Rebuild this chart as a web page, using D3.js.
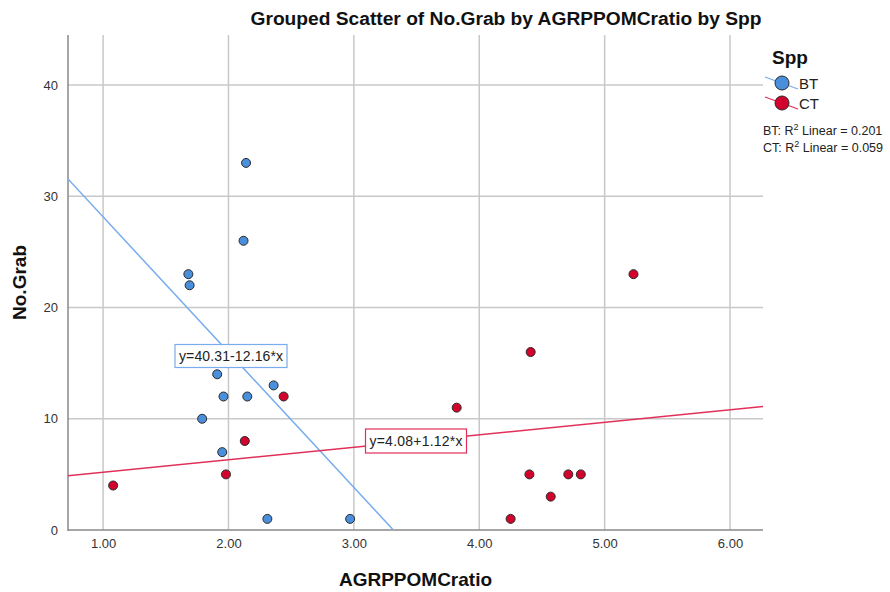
<!DOCTYPE html>
<html><head><meta charset="utf-8">
<script src="https://cdn.jsdelivr.net/npm/d3@7"></script>
<style>body{margin:0;background:#fff;font-family:"Liberation Sans",Arial,sans-serif;}</style>
</head><body>
<svg id="c" width="890" height="592"></svg>
<script>
const btX = [2.14, 2.12, 1.68, 1.69, 1.91, 2.36, 1.96, 2.15, 1.79, 1.95, 2.31, 2.97];
const btY = [33, 26, 23, 22, 14, 13, 12, 12, 10, 7, 1, 1];
const ctX = [1.08, 1.98, 2.13, 2.44, 3.82, 4.41, 5.23, 4.40, 4.71, 4.81, 4.57, 4.25];
const ctY = [4, 5, 8, 12, 11, 16, 23, 5, 5, 5, 3, 1];
const xTicks = [1, 2, 3, 4, 5, 6];
const yTicks = [0, 10, 20, 30, 40];
const fits = [{name:"BT", a:40.31, b:-12.16, label:"y=40.31-12.16*x", r2:"0.201"},
              {name:"CT", a:4.08, b:1.12, label:"y=4.08+1.12*x", r2:"0.059"}];

const svg = d3.select("#c");
const L=68, R=763, T=35, B=530;
const x = d3.scaleLinear().domain([0.72, 6.263]).range([L, R]);
const y = d3.scaleLinear().domain([0, 44.5]).range([B, T]);
const col = {BT:{fill:"#4a8fdc", line:"#78acec"}, CT:{fill:"#d2042d", line:"#e0305a"}};

// grid
svg.append("g").selectAll("line").data(xTicks).join("line")
  .attr("x1", d=>x(d)).attr("x2", d=>x(d)).attr("y1", T).attr("y2", B)
  .attr("stroke", "#c8c8c8").attr("stroke-width", 1.5);
svg.append("g").selectAll("line").data(yTicks.filter(d=>d>0)).join("line")
  .attr("x1", L).attr("x2", R).attr("y1", d=>y(d)).attr("y2", d=>y(d))
  .attr("stroke", "#c8c8c8").attr("stroke-width", 1.5);

// axes
const xa = svg.append("g").attr("transform", `translate(0,${B})`)
  .call(d3.axisBottom(x).tickValues(xTicks).tickFormat(d3.format(".2f")).tickSize(0).tickPadding(9));
const ya = svg.append("g").attr("transform", `translate(${L},0)`)
  .call(d3.axisLeft(y).tickValues(yTicks).tickSize(0).tickPadding(10));
[xa, ya].forEach(g=>{
  g.select(".domain").remove();
  g.selectAll("text").attr("font-size", 13).attr("fill", "#333").attr("font-family", "Liberation Sans, Arial");
});
svg.append("line").attr("x1", L).attr("x2", L).attr("y1", T).attr("y2", B+1).attr("stroke", "#888").attr("stroke-width", 1.5);
svg.append("line").attr("x1", L).attr("x2", R).attr("y1", B).attr("y2", B).attr("stroke", "#888").attr("stroke-width", 1.5);

// fit lines
svg.append("clipPath").attr("id", "pc").append("rect").attr("x", L).attr("y", T).attr("width", R-L).attr("height", B-T);
const [x0, x1] = x.domain();
fits.forEach(f=>{
  svg.append("line").attr("clip-path", "url(#pc)")
    .attr("x1", x(x0)).attr("y1", y(f.a+f.b*x0)).attr("x2", x(x1)).attr("y2", y(f.a+f.b*x1))
    .attr("stroke", col[f.name].line).attr("stroke-width", 1.5);
});

// points
function pts(xs, ys, name){
  svg.append("g").selectAll("circle").data(xs.map((d,i)=>[d, ys[i]])).join("circle")
    .attr("cx", d=>x(d[0])).attr("cy", d=>y(d[1])).attr("r", 4.5)
    .attr("fill", col[name].fill).attr("stroke", "#2a2a2a").attr("stroke-width", 1);
}
pts(btX, btY, "BT");
pts(ctX, ctY, "CT");

// fit labels
const labPos = [{cx:231, cy:356, w:112, h:23}, {cx:416, cy:441, w:101, h:24}];
fits.forEach((f,i)=>{
  const p = labPos[i];
  svg.append("rect").attr("x", p.cx-p.w/2).attr("y", p.cy-p.h/2).attr("width", p.w).attr("height", p.h)
    .attr("fill", "#fff").attr("stroke", col[f.name].line).attr("stroke-width", 1.2);
  svg.append("text").attr("x", p.cx).attr("y", p.cy+5).attr("text-anchor", "middle")
    .attr("font-size", 14).attr("fill", "#222").attr("textLength", p.w-8).text(f.label);
});

// titles
svg.append("text").attr("x", 506).attr("y", 25).attr("text-anchor", "middle")
  .attr("font-size", 19.2).attr("font-weight", "bold").attr("fill", "#111").text("Grouped Scatter of No.Grab by AGRPPOMCratio by Spp");
svg.append("text").attr("x", (L+R)/2).attr("y", 586).attr("text-anchor", "middle")
  .attr("font-size", 19).attr("font-weight", "bold").attr("fill", "#111").text("AGRPPOMCratio");
svg.append("text").attr("transform", `translate(26,${(T+B)/2}) rotate(-90)`).attr("text-anchor", "middle")
  .attr("font-size", 19).attr("font-weight", "bold").attr("fill", "#111").text("No.Grab");

// legend
svg.append("text").attr("x", 772).attr("y", 64).attr("font-size", 19).attr("font-weight", "bold").attr("fill", "#111").text("Spp");
fits.forEach((f,i)=>{
  const cy = 83 + i*20, cx = 782;
  svg.append("line").attr("x1", cx-17).attr("y1", cy-6).attr("x2", cx+16).attr("y2", cy+6)
    .attr("stroke", col[f.name].line).attr("stroke-width", 1.3);
  svg.append("circle").attr("cx", cx).attr("cy", cy).attr("r", 7)
    .attr("fill", col[f.name].fill).attr("stroke", "#2a2a2a").attr("stroke-width", 1);
  svg.append("text").attr("x", 799).attr("y", cy+6).attr("font-size", 15).attr("fill", "#222").text(f.name);
  const t = svg.append("text").attr("x", 763).attr("y", 135 + i*17).attr("font-size", 12.5).attr("fill", "#222");
  t.append("tspan").text(f.name + ": R");
  t.append("tspan").attr("dy", -5).attr("font-size", 9).text("2");
  t.append("tspan").attr("dy", 5).text(" Linear = " + f.r2);
});
</script>
</body></html>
□ □ □
* **What to work on**:
Copy out all the data exactly; skip the pictures.

* **Task result**:
Rebuild this chart as a web page, using D3.js.
<!DOCTYPE html>
<html><head><meta charset="utf-8">
<script src="https://cdn.jsdelivr.net/npm/d3@7"></script>
<style>body{margin:0;background:#fff;font-family:"Liberation Sans",Arial,sans-serif;}</style>
</head><body>
<svg id="c" width="890" height="592"></svg>
<script>
const btX = [2.14, 2.12, 1.68, 1.69, 1.91, 2.36, 1.96, 2.15, 1.79, 1.95, 2.31, 2.97];
const btY = [33, 26, 23, 22, 14, 13, 12, 12, 10, 7, 1, 1];
const ctX = [1.08, 1.98, 2.13, 2.44, 3.82, 4.41, 5.23, 4.40, 4.71, 4.81, 4.57, 4.25];
const ctY = [4, 5, 8, 12, 11, 16, 23, 5, 5, 5, 3, 1];
const xTicks = [1, 2, 3, 4, 5, 6];
const yTicks = [0, 10, 20, 30, 40];
const fits = [{name:"BT", a:40.31, b:-12.16, label:"y=40.31-12.16*x", r2:"0.201"},
              {name:"CT", a:4.08, b:1.12, label:"y=4.08+1.12*x", r2:"0.059"}];

const svg = d3.select("#c");
const L=68, R=763, T=35, B=530;
const x = d3.scaleLinear().domain([0.72, 6.263]).range([L, R]);
const y = d3.scaleLinear().domain([0, 44.5]).range([B, T]);
const col = {BT:{fill:"#4a8fdc", line:"#78acec"}, CT:{fill:"#d2042d", line:"#e0305a"}};

// grid
svg.append("g").selectAll("line").data(xTicks).join("line")
  .attr("x1", d=>x(d)).attr("x2", d=>x(d)).attr("y1", T).attr("y2", B)
  .attr("stroke", "#c8c8c8").attr("stroke-width", 1.5);
svg.append("g").selectAll("line").data(yTicks.filter(d=>d>0)).join("line")
  .attr("x1", L).attr("x2", R).attr("y1", d=>y(d)).attr("y2", d=>y(d))
  .attr("stroke", "#c8c8c8").attr("stroke-width", 1.5);

// axes
const xa = svg.append("g").attr("transform", `translate(0,${B})`)
  .call(d3.axisBottom(x).tickValues(xTicks).tickFormat(d3.format(".2f")).tickSize(0).tickPadding(9));
const ya = svg.append("g").attr("transform", `translate(${L},0)`)
  .call(d3.axisLeft(y).tickValues(yTicks).tickSize(0).tickPadding(10));
[xa, ya].forEach(g=>{
  g.select(".domain").remove();
  g.selectAll("text").attr("font-size", 13).attr("fill", "#333").attr("font-family", "Liberation Sans, Arial");
});
svg.append("line").attr("x1", L).attr("x2", L).attr("y1", T).attr("y2", B+1).attr("stroke", "#888").attr("stroke-width", 1.5);
svg.append("line").attr("x1", L).attr("x2", R).attr("y1", B).attr("y2", B).attr("stroke", "#888").attr("stroke-width", 1.5);

// fit lines
svg.append("clipPath").attr("id", "pc").append("rect").attr("x", L).attr("y", T).attr("width", R-L).attr("height", B-T);
const [x0, x1] = x.domain();
fits.forEach(f=>{
  svg.append("line").attr("clip-path", "url(#pc)")
    .attr("x1", x(x0)).attr("y1", y(f.a+f.b*x0)).attr("x2", x(x1)).attr("y2", y(f.a+f.b*x1))
    .attr("stroke", col[f.name].line).attr("stroke-width", 1.5);
});

// points
function pts(xs, ys, name){
  svg.append("g").selectAll("circle").data(xs.map((d,i)=>[d, ys[i]])).join("circle")
    .attr("cx", d=>x(d[0])).attr("cy", d=>y(d[1])).attr("r", 4.5)
    .attr("fill", col[name].fill).attr("stroke", "#2a2a2a").attr("stroke-width", 1);
}
pts(btX, btY, "BT");
pts(ctX, ctY, "CT");

// fit labels
const labPos = [{cx:231, cy:356, w:112, h:23}, {cx:416, cy:441, w:101, h:24}];
fits.forEach((f,i)=>{
  const p = labPos[i];
  svg.append("rect").attr("x", p.cx-p.w/2).attr("y", p.cy-p.h/2).attr("width", p.w).attr("height", p.h)
    .attr("fill", "#fff").attr("stroke", col[f.name].line).attr("stroke-width", 1.2);
  svg.append("text").attr("x", p.cx).attr("y", p.cy+5).attr("text-anchor", "middle")
    .attr("font-size", 14).attr("fill", "#222").attr("textLength", p.w-8).text(f.label);
});

// titles
svg.append("text").attr("x", 506).attr("y", 25).attr("text-anchor", "middle")
  .attr("font-size", 19.2).attr("font-weight", "bold").attr("fill", "#111").text("Grouped Scatter of No.Grab by AGRPPOMCratio by Spp");
svg.append("text").attr("x", (L+R)/2).attr("y", 586).attr("text-anchor", "middle")
  .attr("font-size", 19).attr("font-weight", "bold").attr("fill", "#111").text("AGRPPOMCratio");
svg.append("text").attr("transform", `translate(26,${(T+B)/2}) rotate(-90)`).attr("text-anchor", "middle")
  .attr("font-size", 19).attr("font-weight", "bold").attr("fill", "#111").text("No.Grab");

// legend
svg.append("text").attr("x", 772).attr("y", 64).attr("font-size", 19).attr("font-weight", "bold").attr("fill", "#111").text("Spp");
fits.forEach((f,i)=>{
  const cy = 83 + i*20, cx = 782;
  svg.append("line").attr("x1", cx-17).attr("y1", cy-6).attr("x2", cx+16).attr("y2", cy+6)
    .attr("stroke", col[f.name].line).attr("stroke-width", 1.3);
  svg.append("circle").attr("cx", cx).attr("cy", cy).attr("r", 7)
    .attr("fill", col[f.name].fill).attr("stroke", "#2a2a2a").attr("stroke-width", 1);
  svg.append("text").attr("x", 799).attr("y", cy+6).attr("font-size", 15).attr("fill", "#222").text(f.name);
  const t = svg.append("text").attr("x", 763).attr("y", 135 + i*17).attr("font-size", 12.5).attr("fill", "#222");
  t.append("tspan").text(f.name + ": R");
  t.append("tspan").attr("dy", -5).attr("font-size", 9).text("2");
  t.append("tspan").attr("dy", 5).text(" Linear = " + f.r2);
});
</script>
</body></html>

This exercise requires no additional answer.